## Monday, January 14, 2008

### What to Do with Wobbly Numbers in PDQ

Peter Altvogt (Germany) reported an interesting numerical effect while using the load-dependent server model in Section 6.7.11 of "Analyzing Computer System Performance with Perl::PDQ". The default parameters in fesc.pl are set to N = 15 users and M = 3 maximum processes allowed in the sub-system. The PDQ model calculates the joint probability distribution Pr(j|n) of the queue length at the load-dependent server. For these parameters the mean queue length is 4.50 users.

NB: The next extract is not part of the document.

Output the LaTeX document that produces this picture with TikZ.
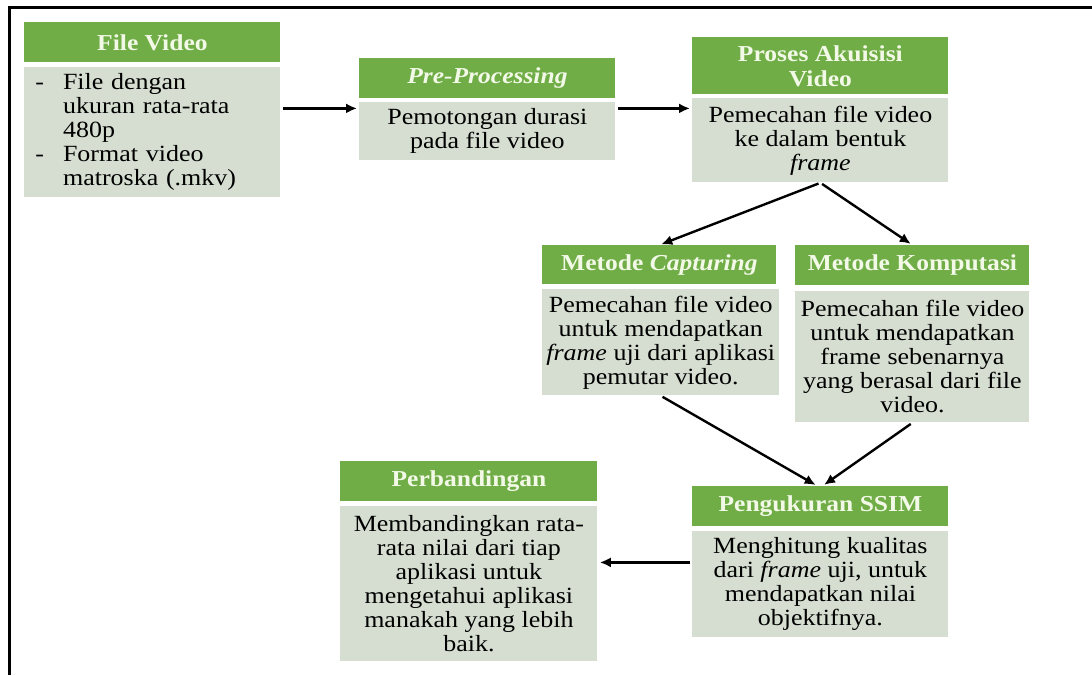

The effect that Peter observed can be replicated by choosing N = 60 while keeping M = 3. A plot of the corresponding Pr(j|n) shows that the mean queue length (the peak location) moves to 48.42 users. However, at some points in the calculation of Pr(j|n) by:

$pq[$n] -= $pq[$j][$n]; this choice of parameters introduces a determination of the difference between two very similar and very small numbers. As a consequence, the limitations of the floating-point representations begin to show up as tiny negative values for the probabilities, which are disallowed by definition. NOTE: This effect is not caused by PDQ. Rather, it is a classic case of the type discussed in "Numerical Recipes". The problem has to do with the potential limitations due to the choice of finite internal representation of numbers in general and non-exact numbers in floating-point format, in particular. The table at left (click on it to get a bigger image) shows explicitly how the degree of error can be traded off against computational time. The left column shows the original effect; negative values of the probability near zero queue length when calculated with fast machine-precision FP. The middle column shows what happens if a numerical cut-off condition, like the one discussed in "Mastering Algorithms with Perl", is introduced. Peter implemented a cut-off for fesc.pl as: $eps = 1.0e-10;
...
$pq[$n] -= $pq[$j][$n]; if ( abs($pq[$n]) <$eps ) {
$pq[$n] = 0.0;
}

and this is probably the most expeditious method for PDQ models (in any language). In the above table, I reproduced the same approach using the Mathematica parameter:
100 * \$MachineEpsilon
which is around 10-14 on my PowerPC. As you can see, the cut-off replaces the original offending negative probabilities with zeros. A less artificial result can also be achieved in Mathematica because it has the capability of doing arithmetic with arbitrary precision numbers (in software). Those results are shown in the right column of the table. The values that were previously negative or cut off at zero, are now shown as extremely tiny numbers with precision beyond that which can be represented in hardware. A combined plot summarizes it best. At the level of machine precision (the fastest), FP numbers can go wobbly on you. The black line shows the effect of introducing a cut-off, which sharply jumps up from zero (hence the name). The blue line shows the more graceful, and more computationally intensive, effect of calculating with arbitrary precision arithmetic. Note carefully the magnitudes on the y-axis. There is no easy way around this effect, so one has to remain vigilant with all computations, no matter how they are done. Even standards like IEEE FP 754 cannot prevent these problems. At least in this case, the negative probabilities provided a tip-off.